Why do we need more than one assistant principal or administrator at each school?
In order to properly serve the needs of 21st century students, the Marysville School District has a policy of having one administrator per 400 students. With Marysville-Pilchuck High School at about 1200 students, and Marysville Getchell approaching 1700 students in the fall, the number of administrators at each school will be able to provide the needed support, discipline, and resources for all students at each campus.
Why are there secruity personnel reductions?
Even with the reduction in security postions, The Marysville School District has one of the most robust securities staffing in the state, with eight (8) security positions across the District in addition to five (5) School Resource Officers (SROs).
Typically, districts have one or two security positions. For example, Northshore has two campus security personnel and two SROs (a district nearly double our size), Snohomish has two campus security personnel and two SROs (a district near our size). Fortunately, we also have five School Resource Officers (Marysville Police Officers) and a Security Coordinator to oversee district protocols and practices.
We are also very proud that we were able to reestablish our security management position.
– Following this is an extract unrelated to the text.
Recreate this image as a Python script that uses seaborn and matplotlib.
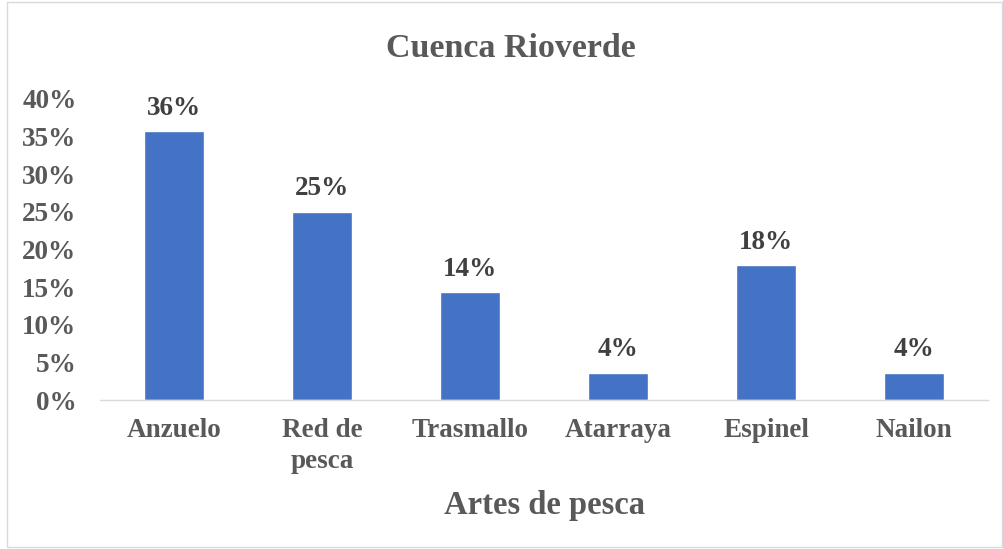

Graeme Kennedy is a retired state trooper with many years of experience. He is able to provide security management support for every school across our district and ensure our security personnel and school resource officers are working diligently to maintain student safety and follow the letter of the law.
The City of Marysville also helped us add three (3) School Resource Officer for a total of five (5). School Resource Officers are highly trained members of our local police force who provide law enforcement and police services to schools, school grounds, and areas around the school. They are also responsible for investigating allegations of criminal incidents, and work to prevent juvenile delinquency through close contact and positive relationships with students, staff and school administrators.